= Aim =
Pick out each line containing the string "diagram".

= Record excerpts =

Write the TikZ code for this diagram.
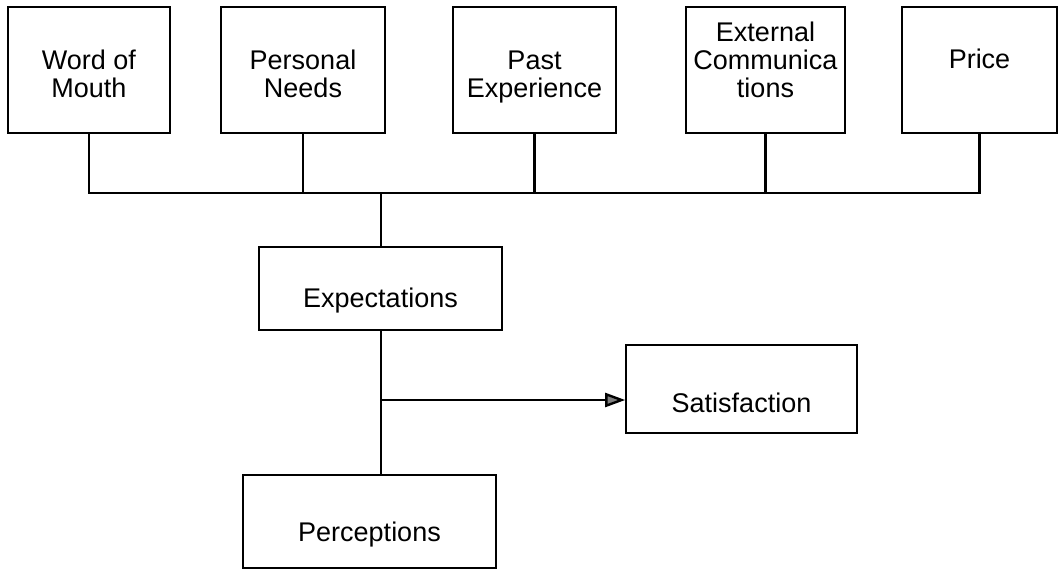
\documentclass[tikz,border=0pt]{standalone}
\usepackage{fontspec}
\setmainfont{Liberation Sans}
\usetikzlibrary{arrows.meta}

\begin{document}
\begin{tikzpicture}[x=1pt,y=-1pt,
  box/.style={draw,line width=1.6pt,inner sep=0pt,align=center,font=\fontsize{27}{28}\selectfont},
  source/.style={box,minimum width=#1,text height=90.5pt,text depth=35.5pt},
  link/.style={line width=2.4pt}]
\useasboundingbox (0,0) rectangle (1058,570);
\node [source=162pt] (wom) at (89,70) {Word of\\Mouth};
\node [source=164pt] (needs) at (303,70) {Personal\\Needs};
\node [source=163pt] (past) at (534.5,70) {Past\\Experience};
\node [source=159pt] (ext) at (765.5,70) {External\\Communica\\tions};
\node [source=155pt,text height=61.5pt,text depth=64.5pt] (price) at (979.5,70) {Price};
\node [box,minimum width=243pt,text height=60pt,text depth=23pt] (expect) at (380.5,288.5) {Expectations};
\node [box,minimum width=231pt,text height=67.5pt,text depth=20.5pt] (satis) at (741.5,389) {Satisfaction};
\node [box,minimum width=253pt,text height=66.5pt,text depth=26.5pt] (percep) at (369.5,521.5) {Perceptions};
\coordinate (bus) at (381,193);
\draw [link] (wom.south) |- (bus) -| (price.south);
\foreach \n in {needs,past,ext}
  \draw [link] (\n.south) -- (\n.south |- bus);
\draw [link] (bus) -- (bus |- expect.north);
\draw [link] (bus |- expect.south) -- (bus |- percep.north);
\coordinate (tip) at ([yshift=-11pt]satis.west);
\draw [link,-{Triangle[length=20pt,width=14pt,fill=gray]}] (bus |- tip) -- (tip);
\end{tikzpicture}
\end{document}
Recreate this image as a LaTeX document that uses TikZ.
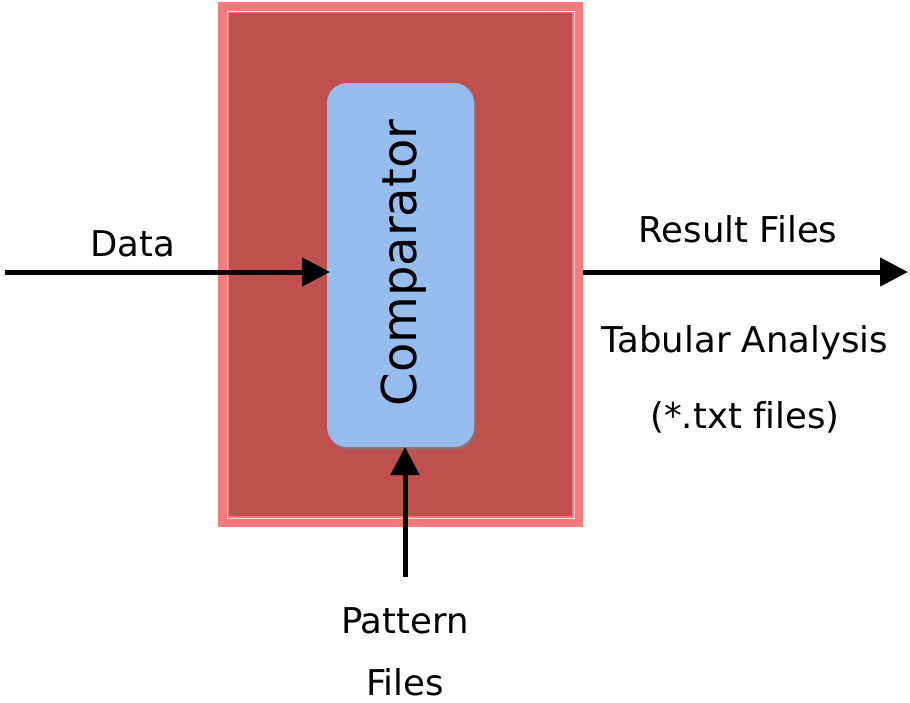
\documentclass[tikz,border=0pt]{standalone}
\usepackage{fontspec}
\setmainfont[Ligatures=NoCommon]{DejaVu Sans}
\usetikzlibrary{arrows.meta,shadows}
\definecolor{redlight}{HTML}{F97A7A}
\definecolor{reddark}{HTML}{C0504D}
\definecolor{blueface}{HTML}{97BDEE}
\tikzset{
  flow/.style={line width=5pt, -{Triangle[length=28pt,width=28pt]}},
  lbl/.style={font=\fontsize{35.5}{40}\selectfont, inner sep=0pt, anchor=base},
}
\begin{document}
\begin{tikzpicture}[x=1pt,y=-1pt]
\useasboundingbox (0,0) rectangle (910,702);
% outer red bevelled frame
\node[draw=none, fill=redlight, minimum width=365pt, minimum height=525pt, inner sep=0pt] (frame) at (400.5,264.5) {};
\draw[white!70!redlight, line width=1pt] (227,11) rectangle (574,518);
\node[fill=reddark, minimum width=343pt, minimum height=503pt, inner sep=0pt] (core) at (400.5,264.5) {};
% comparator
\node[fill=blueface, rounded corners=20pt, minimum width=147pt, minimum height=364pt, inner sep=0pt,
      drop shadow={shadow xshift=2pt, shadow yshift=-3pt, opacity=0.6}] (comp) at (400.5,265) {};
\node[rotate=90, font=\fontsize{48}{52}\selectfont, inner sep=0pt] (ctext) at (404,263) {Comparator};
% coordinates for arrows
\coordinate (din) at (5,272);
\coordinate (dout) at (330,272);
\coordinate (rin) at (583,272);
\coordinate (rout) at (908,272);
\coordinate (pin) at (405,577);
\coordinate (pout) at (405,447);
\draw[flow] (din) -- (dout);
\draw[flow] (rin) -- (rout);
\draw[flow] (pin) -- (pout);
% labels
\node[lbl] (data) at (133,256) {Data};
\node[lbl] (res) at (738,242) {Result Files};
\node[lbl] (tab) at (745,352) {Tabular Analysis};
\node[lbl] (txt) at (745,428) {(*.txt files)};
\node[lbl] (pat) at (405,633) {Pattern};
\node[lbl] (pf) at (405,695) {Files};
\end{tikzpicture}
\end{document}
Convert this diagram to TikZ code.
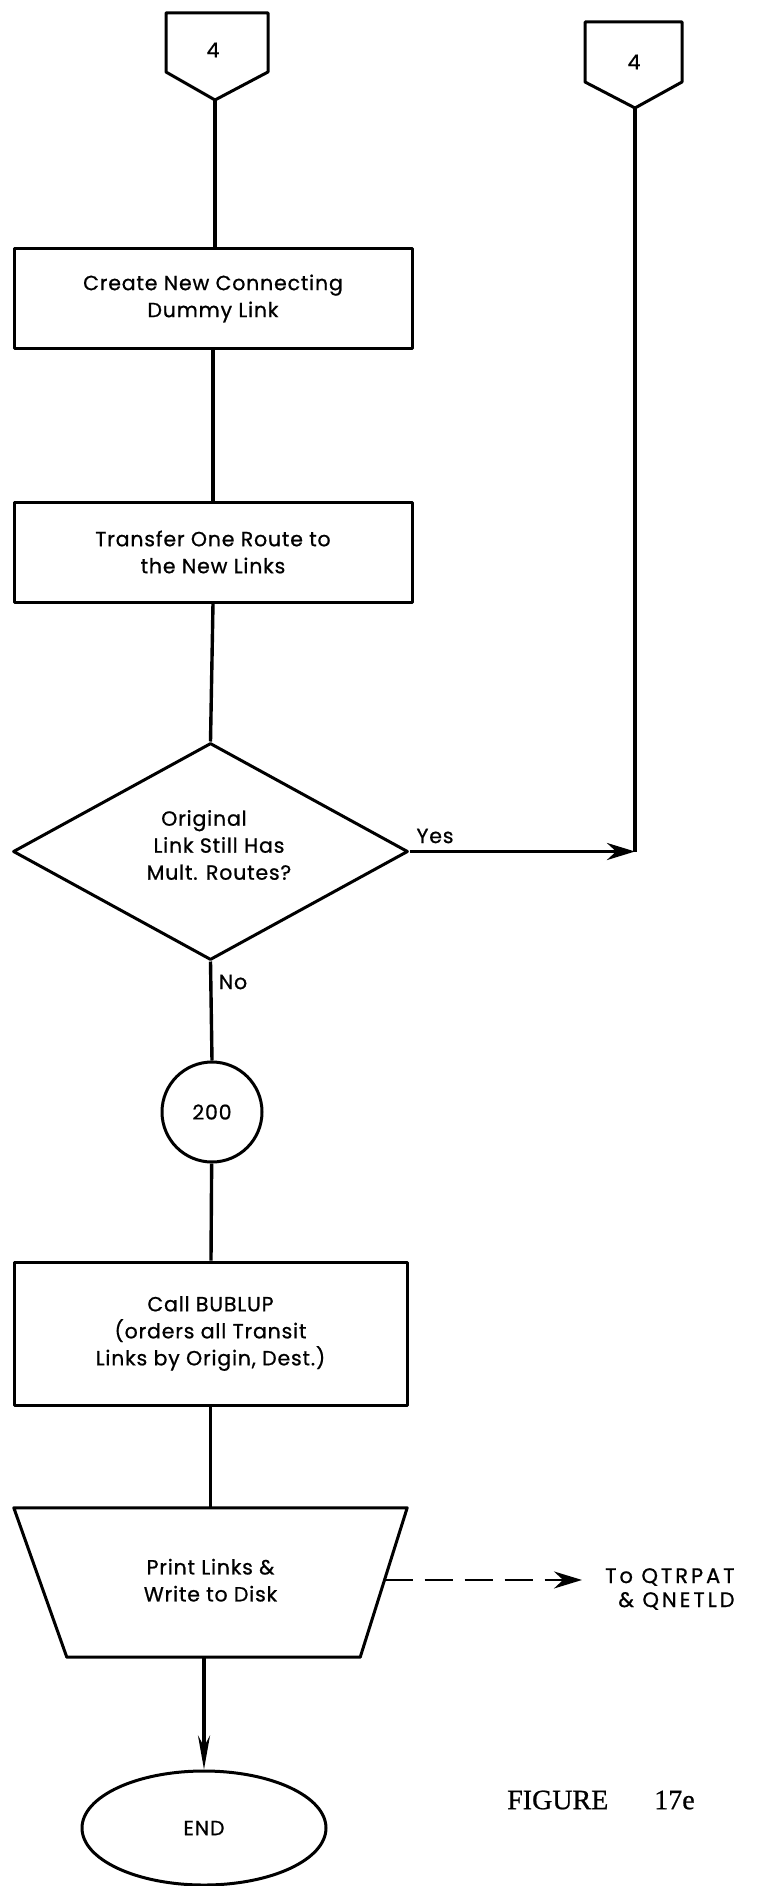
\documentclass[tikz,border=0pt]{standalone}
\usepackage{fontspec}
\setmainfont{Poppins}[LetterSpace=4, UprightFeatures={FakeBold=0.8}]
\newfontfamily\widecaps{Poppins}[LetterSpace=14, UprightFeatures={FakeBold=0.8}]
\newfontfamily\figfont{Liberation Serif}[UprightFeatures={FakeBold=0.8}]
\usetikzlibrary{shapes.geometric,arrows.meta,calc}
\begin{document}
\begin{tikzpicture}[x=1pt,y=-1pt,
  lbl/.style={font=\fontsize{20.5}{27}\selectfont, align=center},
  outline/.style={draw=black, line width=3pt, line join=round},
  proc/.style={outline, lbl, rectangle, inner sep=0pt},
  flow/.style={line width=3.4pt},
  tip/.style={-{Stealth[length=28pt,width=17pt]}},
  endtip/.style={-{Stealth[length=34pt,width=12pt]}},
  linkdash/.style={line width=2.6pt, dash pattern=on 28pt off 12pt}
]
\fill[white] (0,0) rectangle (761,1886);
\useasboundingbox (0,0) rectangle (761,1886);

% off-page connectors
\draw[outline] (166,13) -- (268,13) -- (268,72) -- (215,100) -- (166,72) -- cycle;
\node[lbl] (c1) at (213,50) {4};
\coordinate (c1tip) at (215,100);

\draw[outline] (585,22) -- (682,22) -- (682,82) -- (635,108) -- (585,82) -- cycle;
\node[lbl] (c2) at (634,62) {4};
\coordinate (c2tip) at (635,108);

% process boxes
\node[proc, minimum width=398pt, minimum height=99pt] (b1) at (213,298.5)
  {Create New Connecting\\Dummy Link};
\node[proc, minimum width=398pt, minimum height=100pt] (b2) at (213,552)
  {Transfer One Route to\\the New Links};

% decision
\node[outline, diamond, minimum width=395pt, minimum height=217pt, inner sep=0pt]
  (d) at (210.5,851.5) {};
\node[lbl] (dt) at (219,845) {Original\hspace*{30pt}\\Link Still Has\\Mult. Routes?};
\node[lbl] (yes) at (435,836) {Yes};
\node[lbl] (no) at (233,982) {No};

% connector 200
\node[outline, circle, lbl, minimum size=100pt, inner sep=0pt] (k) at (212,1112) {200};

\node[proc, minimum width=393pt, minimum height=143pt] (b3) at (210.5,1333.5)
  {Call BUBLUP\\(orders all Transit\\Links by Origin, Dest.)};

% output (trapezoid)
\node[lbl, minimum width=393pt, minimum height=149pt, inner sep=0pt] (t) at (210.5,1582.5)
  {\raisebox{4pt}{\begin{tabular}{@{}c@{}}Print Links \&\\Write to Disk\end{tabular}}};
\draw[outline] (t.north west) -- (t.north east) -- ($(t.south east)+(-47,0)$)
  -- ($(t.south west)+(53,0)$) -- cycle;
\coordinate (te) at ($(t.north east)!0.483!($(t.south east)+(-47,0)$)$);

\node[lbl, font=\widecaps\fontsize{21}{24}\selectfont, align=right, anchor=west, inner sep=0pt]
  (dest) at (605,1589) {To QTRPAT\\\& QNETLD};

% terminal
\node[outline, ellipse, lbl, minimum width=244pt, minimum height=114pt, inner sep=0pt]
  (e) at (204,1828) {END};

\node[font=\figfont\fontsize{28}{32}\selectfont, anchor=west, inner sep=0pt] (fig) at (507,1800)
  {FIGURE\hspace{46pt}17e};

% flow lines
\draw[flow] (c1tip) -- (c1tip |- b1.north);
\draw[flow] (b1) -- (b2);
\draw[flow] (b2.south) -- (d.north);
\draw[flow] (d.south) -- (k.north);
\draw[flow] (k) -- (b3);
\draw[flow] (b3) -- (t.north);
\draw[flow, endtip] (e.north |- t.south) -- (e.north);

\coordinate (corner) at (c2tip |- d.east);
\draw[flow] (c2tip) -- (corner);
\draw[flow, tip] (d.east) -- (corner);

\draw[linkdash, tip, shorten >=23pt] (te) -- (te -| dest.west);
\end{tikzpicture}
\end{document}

= Task answer =
Write the TikZ code for this diagram.
Convert this diagram to TikZ code.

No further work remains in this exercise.